Perkenalan secara tatap muka baru terjadi ketika ia melakukan perjalanan ke Jakarta. Sejak pertemuan pertama hingga tiap kali kami bertemu, perbincangan tidak jauh dari bidang yang kami cintai, fotografi termasuk para pelakunya. Dengan suara pelan dan logat Jawa Timur yang kental, ia akan bercerita apa yang sedang terjadi. Bersama ‘duet mautnya’, Boby, ia memberikan workshop di kampus-kampus di wilayah Jawa Timur. Disela-sela kesibukan bekerja dan mengajar, ia masih bersedia mengikuti workshop untuk menambah kemampuan fotografinya.
Pilihannya untuk menetap di Surabaya walaupun ada kesempatan untuk hijrah ke Ibukota, dan kesetiaannya melakukan ‘perjuangan’ di wilayah Jawa Timur membuat ia istimewa. Tanpa ragu saya memilihnya untuk menjadi pembuka aktivitas ruang cipta dan dialog di Malang Meeting Point (mamipo). Semoga cerita visual tentang Lapindo yang ia sampaikan lewat pameran foto “Vivere-Dare To Live” dapat menjadi ‘reminder’ bagi kita untuk setia kepada semangat peduli dan berbagi- cerita, pengalaman dan keahlian.
Jakarta, Oktober 2008
*Penulis adalah direktur Malang Meeting Point (mamipo)

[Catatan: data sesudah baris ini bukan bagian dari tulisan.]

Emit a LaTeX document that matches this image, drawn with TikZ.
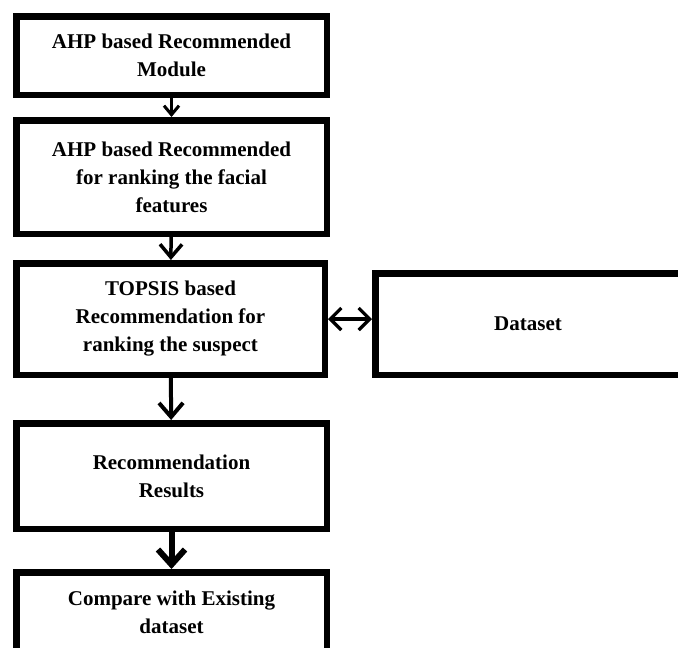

Akankah Porong masih tercantum pada peta Indonesia lima tahun lagi?Pewarta foto Mamuk Ismuntoro mencoba menghamparkan data-data visualnya pada kita. Sebentuk data yang memiliki roh, yang berjiwa. Semuanya disajikannya pada kita untuk mencoba menggugah betapa sangat seriusnya persoalan penghancuran lingkungan yang disinyalir terjadi karena kealpaan manusia. Suatu tangung jawab yang dalam jalan apapun selalu harus ditanggung secara ksatria oleh sang penghancur bumi dan para kerabat-kerabatnya demi eksistensi dan pelestarian planet bumi untuk para generasi mendatang.
"Foto-foto tersebut memperlihatkan kekuatan dan kerendahan
hati, menggambarkan penderitaan dan ketabahan orang-orang di Porong.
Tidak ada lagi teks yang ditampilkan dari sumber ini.